Will the defendants be allowed to present evidence of serious irregularities in the 2020 Georgia election results? If not, would that not be grounds for dismissal. So far, Democrats in charge of the machinery of law all over the country have skated on mere assertions that the 2020 election was fair. In Georgia, none of the principals involved in the dispute have been subject to cross-examination, the best instrument for truth-finding in the American legal system. Georgia Governor Brian Kemp and Sec’y of State Brad Raffensperger may not be so hot for an airing of what actually went on Nov 3, 2020 and the days after, especially the validity of over 100,000 mail-in ballots in a state where “Joe Biden’s” margin of victory was a mere 11,799 votes.
Mr. Trump seems to be thriving under the tribulation of four court cases brought against him as he runs for election in 2024. Each new set of charges boosts his poll numbers. It helps him hugely that the cases are transparently idiotic and mendacious. If he is initially convicted in any of them, he can still run for president and be elected, even if he’s jailed — as Eugene Debs did in 1920 getting 913,693 votes running on the Socialist Party from the Atlanta Federal Penitentiary, where he was jailed under the 1917 Espionage Act for speaking out against America’s entry into the First World War.

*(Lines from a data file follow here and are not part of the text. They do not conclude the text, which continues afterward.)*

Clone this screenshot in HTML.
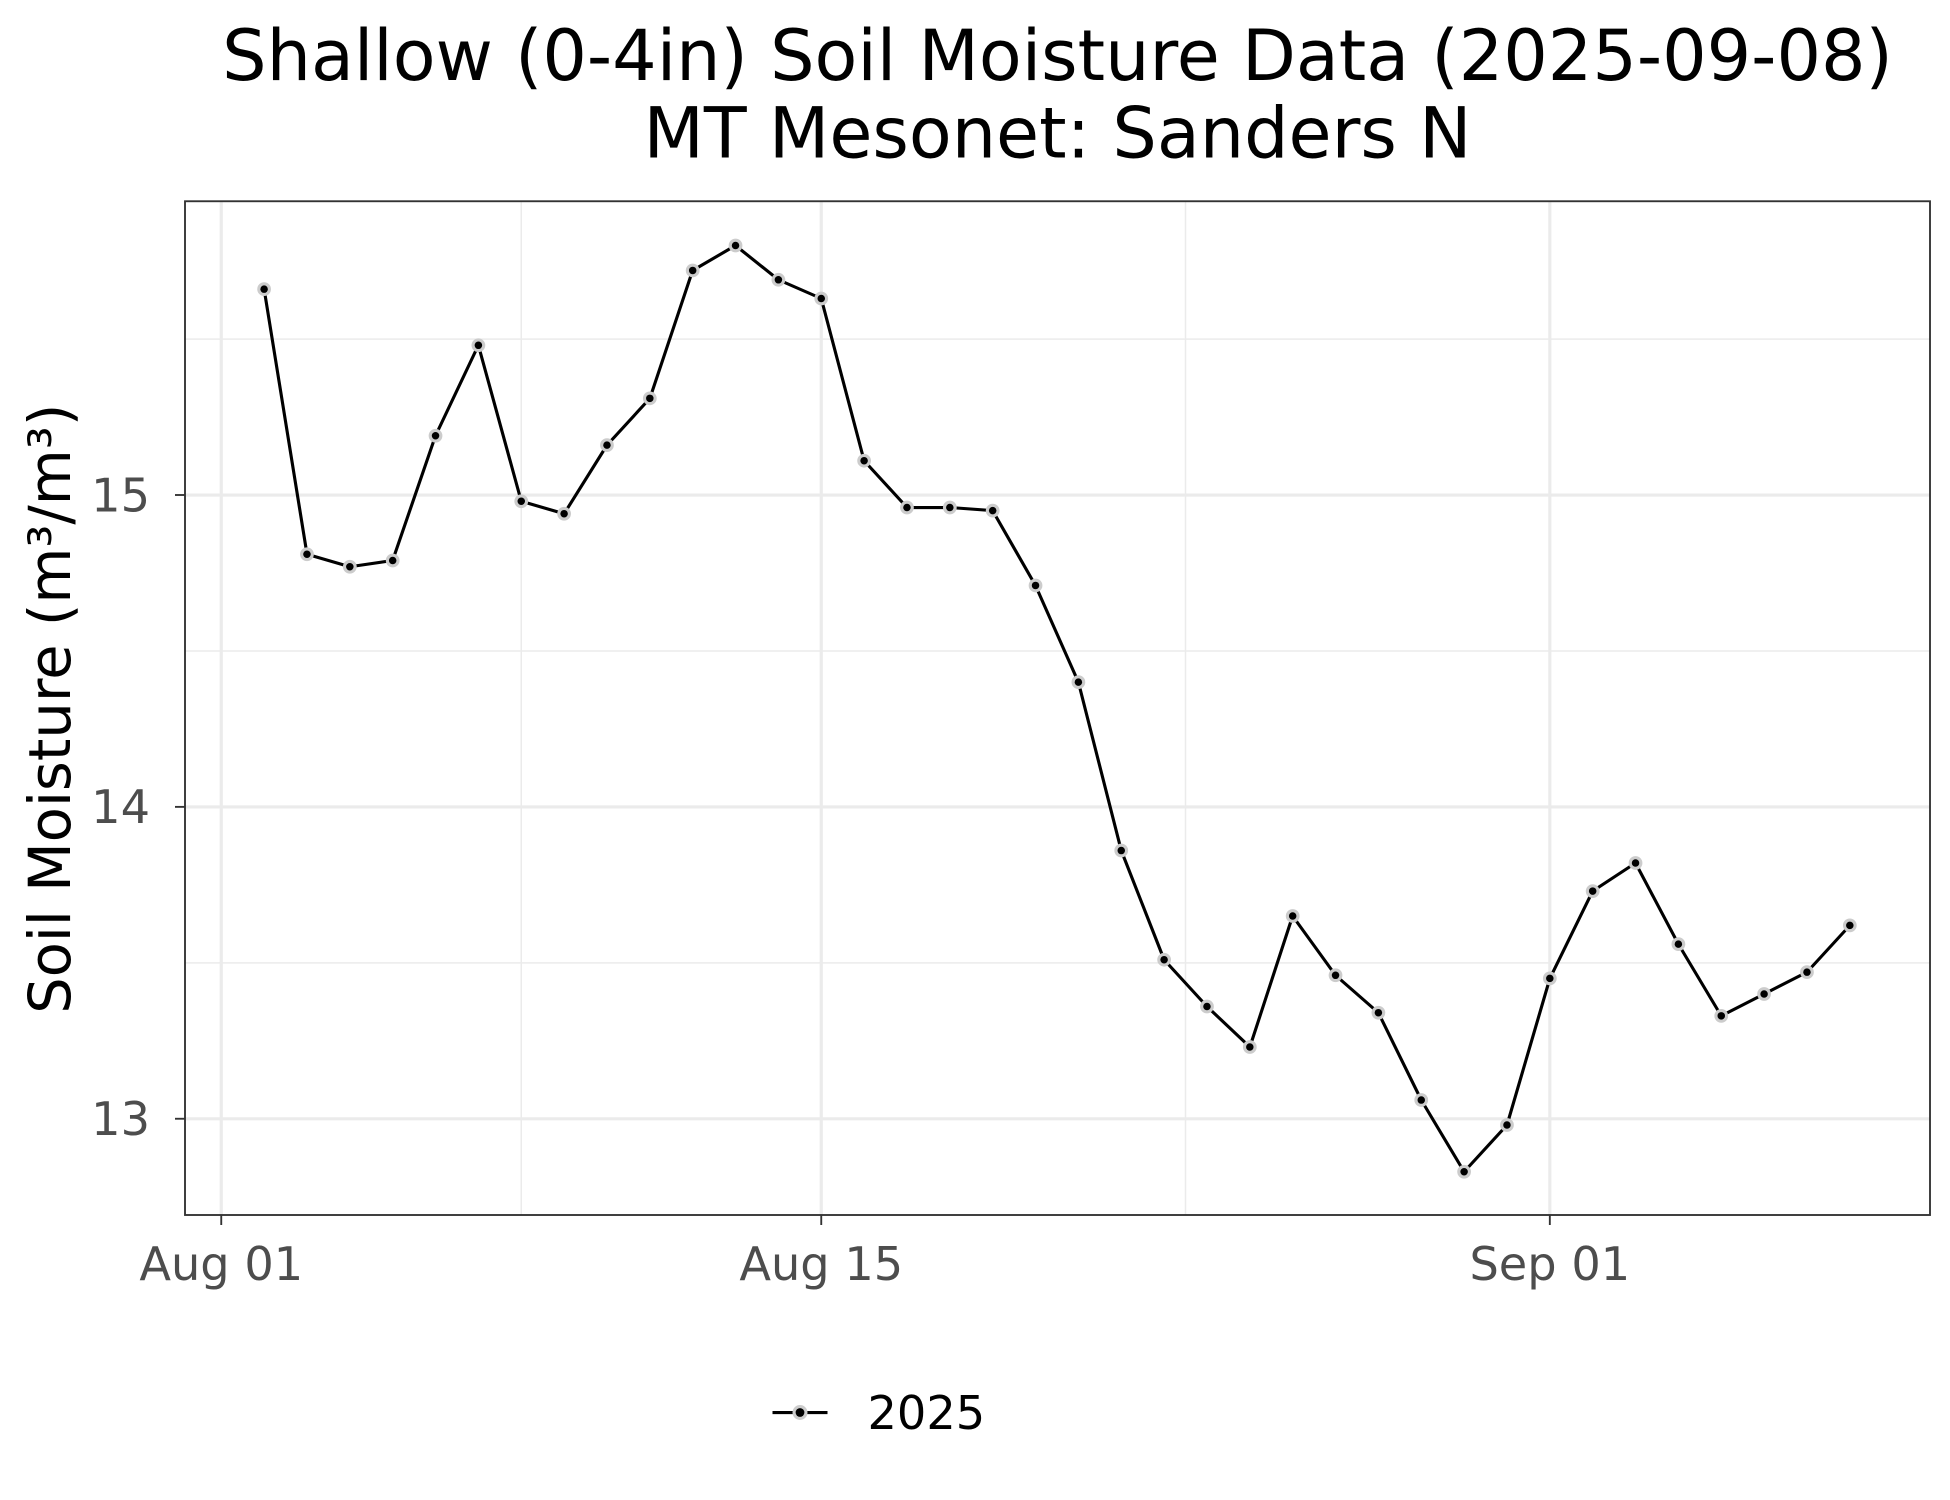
<!DOCTYPE html>
<html><head><meta charset="utf-8"><style>
html,body{margin:0;padding:0;background:#fff;}
svg{display:block;font-family:"DejaVu Sans","Liberation Sans",sans-serif;}
</style></head><body>
<svg id="chart" width="1950" height="1500" viewBox="0 0 1560 1200" xmlns="http://www.w3.org/2000/svg">
<rect width="1560" height="1200" fill="#fff"/>
<text x="846" y="64" text-anchor="middle" font-size="56">Shallow (0-4in) Soil Moisture Data (2025-09-08)</text>
<text x="846" y="126" text-anchor="middle" font-size="56">MT Mesonet: Sanders N</text>
<g id="grid"></g>
<g id="series"></g>
<rect x="148" y="161" width="1396" height="811" fill="none" stroke="#333" stroke-width="1.5"/>
<g id="axes"></g>
<text transform="translate(56,567) rotate(-90)" text-anchor="middle" font-size="46">Soil Moisture (m³/m³)</text>
<g>
<line x1="618" y1="1130" x2="662" y2="1130" stroke="#000" stroke-width="2.5"/>
<circle cx="640" cy="1130" r="6" fill="#ccc"/>
<circle cx="640" cy="1130" r="3.5" fill="#000"/>
<text x="694" y="1143" font-size="37">2025</text>
</g>
</svg>
<script>
const values = [15.66,14.81,14.77,14.79,15.19,15.48,14.98,14.94,15.16,15.31,15.72,15.80,15.69,15.63,15.11,14.96,14.96,14.95,14.71,14.40,13.86,13.51,13.36,13.23,13.65,13.46,13.34,13.06,12.83,12.98,13.45,13.73,13.82,13.56,13.33,13.40,13.47,13.62];
const startDay = 2; // Aug 02 (day index, Aug 01 = 1)
const yTicks = [13,14,15];
const yMinor = [13.5,14.5,15.5];
const xTickDays = [1,15,32];
const xTickLabels = ["Aug 01","Aug 15","Sep 01"];
const xMinorDays = [8,23.5];

const NS="http://www.w3.org/2000/svg";
const L=148,R=1544,T=161,B=972;
const xs=d=>177+(d-1)*(657-177)/14;
const ys=v=>396-(v-15)*249.5;
function mk(tag,attrs,parent){const e=document.createElementNS(NS,tag);for(const k in attrs)e.setAttribute(k,attrs[k]);parent.appendChild(e);return e;}
const grid=document.getElementById('grid'),axes=document.getElementById('axes'),series=document.getElementById('series');
yMinor.forEach(v=>{const e=mk('line',{x1:L,x2:R,y1:ys(v),y2:ys(v),stroke:'#ebebeb','stroke-width':1.2},grid);

});
xMinorDays.forEach(d=>{const e=mk('line',{x1:xs(d),x2:xs(d),y1:T,y2:B,stroke:'#ebebeb','stroke-width':1.2},grid);

});
yTicks.forEach(v=>{const e=mk('line',{x1:L,x2:R,y1:ys(v),y2:ys(v),stroke:'#ebebeb','stroke-width':2.5},grid);


const t=mk('line',{x1:L-8,x2:L,y1:ys(v),y2:ys(v),stroke:'#333','stroke-width':1.5},axes);


const l=mk('text',{x:L-28,y:ys(v)+13,'text-anchor':'end','font-size':37,fill:'#4d4d4d'},axes);l.textContent=v;

});
xTickDays.forEach((d,i)=>{const e=mk('line',{x1:xs(d),x2:xs(d),y1:T,y2:B,stroke:'#ebebeb','stroke-width':2.5},grid);


const t=mk('line',{x1:xs(d),x2:xs(d),y1:B,y2:B+8,stroke:'#333','stroke-width':1.5},axes);


const l=mk('text',{x:xs(d),y:B+52,'text-anchor':'middle','font-size':37,fill:'#4d4d4d'},axes);l.textContent=xTickLabels[i];

});
const pts=values.map((v,i)=>xs(startDay+i).toFixed(1)+','+ys(v).toFixed(1)).join(' ');
const pl=mk('polyline',{points:pts,fill:'none',stroke:'#000','stroke-width':2.5,'stroke-linejoin':'round'},series);


values.forEach((v,i)=>{const g=mk('g',{},series);


mk('circle',{cx:xs(startDay+i),cy:ys(v),r:5.5,fill:'#ccc'},g);
mk('circle',{cx:xs(startDay+i),cy:ys(v),r:3,fill:'#000'},g);});
</script>
</body></html>
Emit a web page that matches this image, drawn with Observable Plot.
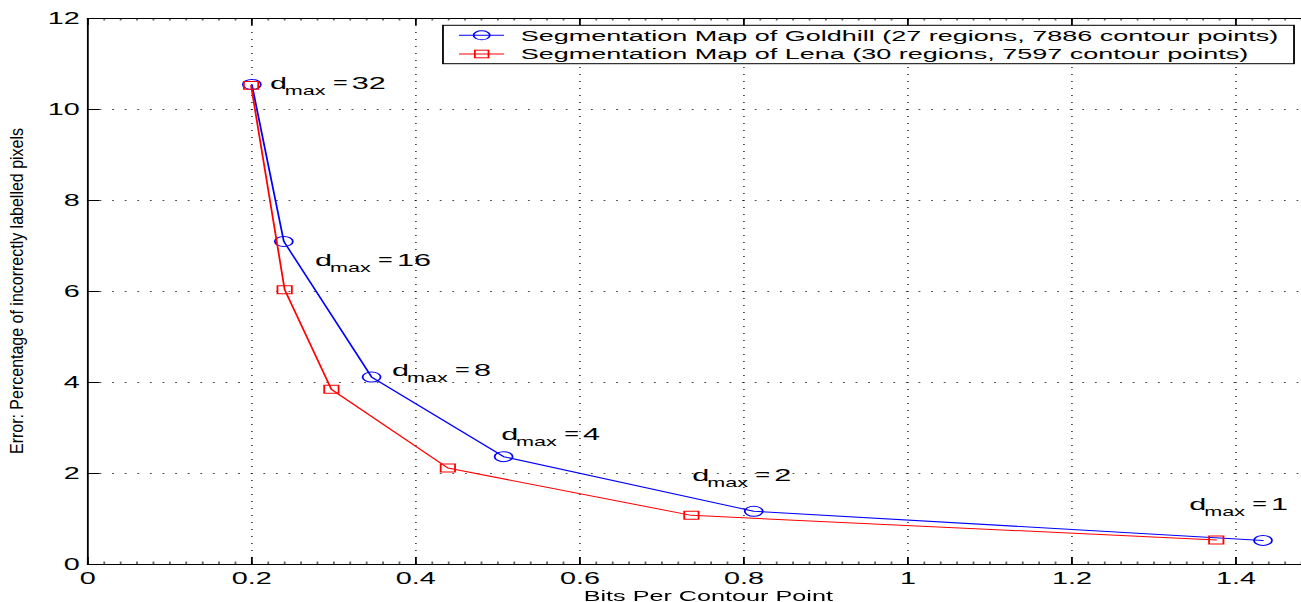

The Party of Chaos is running scared. Everybody knows that “Joe Biden” can’t possibly run for another term and yet the public debate is so grotesquely disabled that nobody will talk about it. Most particularly, they will not talk about who might take his place. All they are really demonstrating with this barrage of prosecutions against their chief adversary is how broken, craven, and degenerate the party is, and what a menace it is, as they like to say, to our democracy.